• **PROVIDED MATERIAL**:
--- BEGIN ---
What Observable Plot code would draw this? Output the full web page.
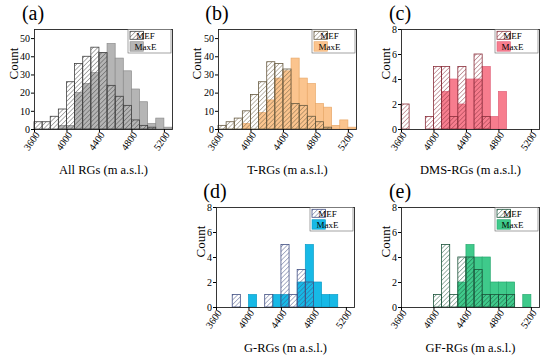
<!DOCTYPE html>
<html><head><meta charset="utf-8">
<script src="https://cdn.jsdelivr.net/npm/d3@7"></script>
<script src="https://cdn.jsdelivr.net/npm/@observablehq/plot@0.6"></script>
<style>
body{margin:0;background:#fff;}
#wrap{position:relative;width:550px;height:357px;overflow:hidden;background:#fff;}
#wrap svg{position:absolute;}
</style></head><body><div id="wrap"></div>
<script>
// bin starts (100 m bins)
const bins = [3600,3700,3800,3900,4000,4100,4200,4300,4400,4500,4600,4700,4800,4900,5000,5100,5200];
const binWidth = 100;
const xTicks = [3600,4000,4400,4800,5200];
const yTicksBig = [0,10,20,30,40,50];
const yTicksSmall = [0,2,4,6,8];

// (a) All RGs
const mefA  = [4,4,7,11,26,36,40,45,42,24,18,13,5,2,1,0,0];
const maxeA = [0,0,0,2,2,20,25,31,42,47,39,32,22,15,3,6,1];
// (b) T-RGs
const mefB  = [2,4,6,10,19,26,37,36,33,14,13,7,4,1,0,0,0];
const maxeB = [0,0,0,3,0,9,16,28,32,39,28,25,14,12,2,5,1];
// (c) DMS-RGs
const mefC  = [2,0,0,1,5,5,1,5,0,6,1,0,0,0,0,0,0];
const maxeC = [0,0,0,0,0,3,4,2,4,4,5,1,3,0,0,0,0];
// (d) G-RGs
const mefD  = [0,0,1,0,0,0,1,0,5,1,3,2,0,0,0,0,0];
const maxeD = [0,0,0,0,1,0,0,1,1,0,2,5,2,1,1,0,0];
// (e) GF-RGs
const mefE  = [0,0,0,0,1,5,1,4,4,3,1,1,1,1,0,0,0];
const maxeE = [0,0,0,0,0,0,0,2,5,4,4,2,2,2,0,1,0];

const panels = [
  {id:"a", letter:"(a)", xlabel:"All RGs (m a.s.l.)",  mef:mefA, maxe:maxeA, yMax:55, yTicks:yTicksBig,
   fill:"#b5b5b5", stroke:"#8c8c8c", hatch:"#404040", left:0,   top:0,   yoff:-21},
  {id:"b", letter:"(b)", xlabel:"T-RGs (m a.s.l.)",    mef:mefB, maxe:maxeB, yMax:55, yTicks:yTicksBig,
   fill:"#fbc48e", stroke:"#e9a96a", hatch:"#675a40", left:184, top:0,   yoff:-22},
  {id:"c", letter:"(c)", xlabel:"DMS-RGs (m a.s.l.)",  mef:mefC, maxe:maxeC, yMax:8,  yTicks:yTicksSmall,
   fill:"#f77d8e", stroke:"#e0627a", hatch:"#8a2f3b", left:367, top:0,   yoff:-16},
  {id:"d", letter:"(d)", xlabel:"G-RGs (m a.s.l.)",    mef:mefD, maxe:maxeD, yMax:8,  yTicks:yTicksSmall,
   fill:"#17b9e6", stroke:"#0a9cc8", hatch:"#435184", left:182, top:178, yoff:-16},
  {id:"e", letter:"(e)", xlabel:"GF-RGs (m a.s.l.)",   mef:mefE, maxe:maxeE, yMax:8,  yTicks:yTicksSmall,
   fill:"#3fca8b", stroke:"#27a86f", hatch:"#1b533a", left:367, top:178, yoff:-16}
];

const W = 183, H = 179, mL = 34, mR = 11, mT = 29, mB = 50;
const FONT = "'Liberation Serif','Times New Roman',serif";
const wrap = document.getElementById("wrap");

for (const p of panels) {
  const rows = bins.map((b, i) => ({x1: b, x2: b + binWidth, mef: p.mef[i], maxe: p.maxe[i]}));
  const svg = Plot.plot({
    width: W, height: H,
    marginLeft: mL, marginRight: mR, marginTop: mT, marginBottom: mB,
    style: {fontFamily: FONT, fontSize: "10px", color: "#000", background: "transparent", overflow: "visible"},
    x: {domain: [3600, 5300]},
    y: {domain: [0, p.yMax]},
    marks: [
      Plot.rect(rows.filter(d => d.maxe > 0), {x1: "x1", x2: "x2", y1: () => 0, y2: "maxe", inset: 0,
        fill: p.fill, stroke: p.stroke, strokeWidth: 0.7}),
      Plot.rect(rows.filter(d => d.mef > 0), {x1: "x1", x2: "x2", y1: () => 0, y2: "mef", inset: 0,
        fill: `url(#hatch-${p.id})`, stroke: p.hatch, strokeWidth: 0.8}),
      Plot.frame({stroke: "#222", strokeWidth: 0.9}),
      Plot.axisY({ticks: p.yTicks, tickSize: 3, tickPadding: 1.5, label: null, fontSize: 10}),
      Plot.axisX({ticks: xTicks, tickSize: 3, tickFormat: () => "", label: null}),
      Plot.text(xTicks, {x: d => d, text: d => String(d), frameAnchor: "bottom", dy: 13.5, rotate: -55,
        textAnchor: "middle", fontSize: 10, fill: "#000"}),
      Plot.text([p.xlabel], {frameAnchor: "bottom", dy: 44.5, lineAnchor: "bottom", fontSize: 12.5, fill: "#000"}),
      Plot.text(["Count"], {frameAnchor: "left", dx: p.yoff, rotate: -90, fontSize: 13, fill: "#000"})
    ]
  });
  svg.style.left = p.left + "px";
  svg.style.top = p.top + "px";
  const s = d3.select(svg);
  const defs = s.insert("defs", ":first-child");
  const pat = defs.append("pattern").attr("id", "hatch-" + p.id)
    .attr("patternUnits", "userSpaceOnUse").attr("width", 3.2).attr("height", 3.2)
    .attr("patternTransform", "rotate(45)");
  pat.append("line").attr("x1", 0).attr("y1", 0).attr("x2", 0).attr("y2", 3.2)
    .attr("stroke", p.hatch).attr("stroke-width", 0.85);

  // legend (top-right inside frame)
  const fr = W - mR;
  const lg = s.append("g").attr("transform", `translate(${fr - 44},${mT + 0.5})`);
  lg.append("rect").attr("width", 43).attr("height", 23.5).attr("fill", "white")
    .attr("stroke", "#666").attr("stroke-width", 0.6);
  lg.append("rect").attr("x", 2).attr("y", 1.8).attr("width", 13.5).attr("height", 8)
    .attr("fill", `url(#hatch-${p.id})`).attr("stroke", p.hatch).attr("stroke-width", 0.8);
  lg.append("rect").attr("x", 2).attr("y", 12.2).attr("width", 13.5).attr("height", 9.5)
    .attr("fill", p.fill).attr("stroke", p.stroke).attr("stroke-width", 0.6);
  lg.append("text").attr("x", 17.5).attr("y", 6).attr("dy", "0.35em").text("MEF")
    .style("font-family", FONT).style("font-size", "9px").attr("fill", "#000");
  lg.append("text").attr("x", 17.5).attr("y", 17).attr("dy", "0.35em").text("MaxE")
    .style("font-family", FONT).style("font-size", "9px").attr("fill", "#000");

  // panel letter
  s.append("text").attr("x", mL - 1).attr("y", mT - 9).text(p.letter)
    .style("font-family", FONT).style("font-size", "20px").attr("fill", "#000");

  wrap.appendChild(svg);
}
</script>
</body></html>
--- END ---
Print the data above verbatim from the first line through the line holding "const maxeE = [0,0,0,0,0,0,0,2,5,4,4,2,2,2,0,1,0];", leaving every picture out.

• **THE COMPLETED TASK**:
What Observable Plot code would draw this? Output the full web page.
<!DOCTYPE html>
<html><head><meta charset="utf-8">
<script src="https://cdn.jsdelivr.net/npm/d3@7"></script>
<script src="https://cdn.jsdelivr.net/npm/@observablehq/plot@0.6"></script>
<style>
body{margin:0;background:#fff;}
#wrap{position:relative;width:550px;height:357px;overflow:hidden;background:#fff;}
#wrap svg{position:absolute;}
</style></head><body><div id="wrap"></div>
<script>
// bin starts (100 m bins)
const bins = [3600,3700,3800,3900,4000,4100,4200,4300,4400,4500,4600,4700,4800,4900,5000,5100,5200];
const binWidth = 100;
const xTicks = [3600,4000,4400,4800,5200];
const yTicksBig = [0,10,20,30,40,50];
const yTicksSmall = [0,2,4,6,8];

// (a) All RGs
const mefA  = [4,4,7,11,26,36,40,45,42,24,18,13,5,2,1,0,0];
const maxeA = [0,0,0,2,2,20,25,31,42,47,39,32,22,15,3,6,1];
// (b) T-RGs
const mefB  = [2,4,6,10,19,26,37,36,33,14,13,7,4,1,0,0,0];
const maxeB = [0,0,0,3,0,9,16,28,32,39,28,25,14,12,2,5,1];
// (c) DMS-RGs
const mefC  = [2,0,0,1,5,5,1,5,0,6,1,0,0,0,0,0,0];
const maxeC = [0,0,0,0,0,3,4,2,4,4,5,1,3,0,0,0,0];
// (d) G-RGs
const mefD  = [0,0,1,0,0,0,1,0,5,1,3,2,0,0,0,0,0];
const maxeD = [0,0,0,0,1,0,0,1,1,0,2,5,2,1,1,0,0];
// (e) GF-RGs
const mefE  = [0,0,0,0,1,5,1,4,4,3,1,1,1,1,0,0,0];
const maxeE = [0,0,0,0,0,0,0,2,5,4,4,2,2,2,0,1,0];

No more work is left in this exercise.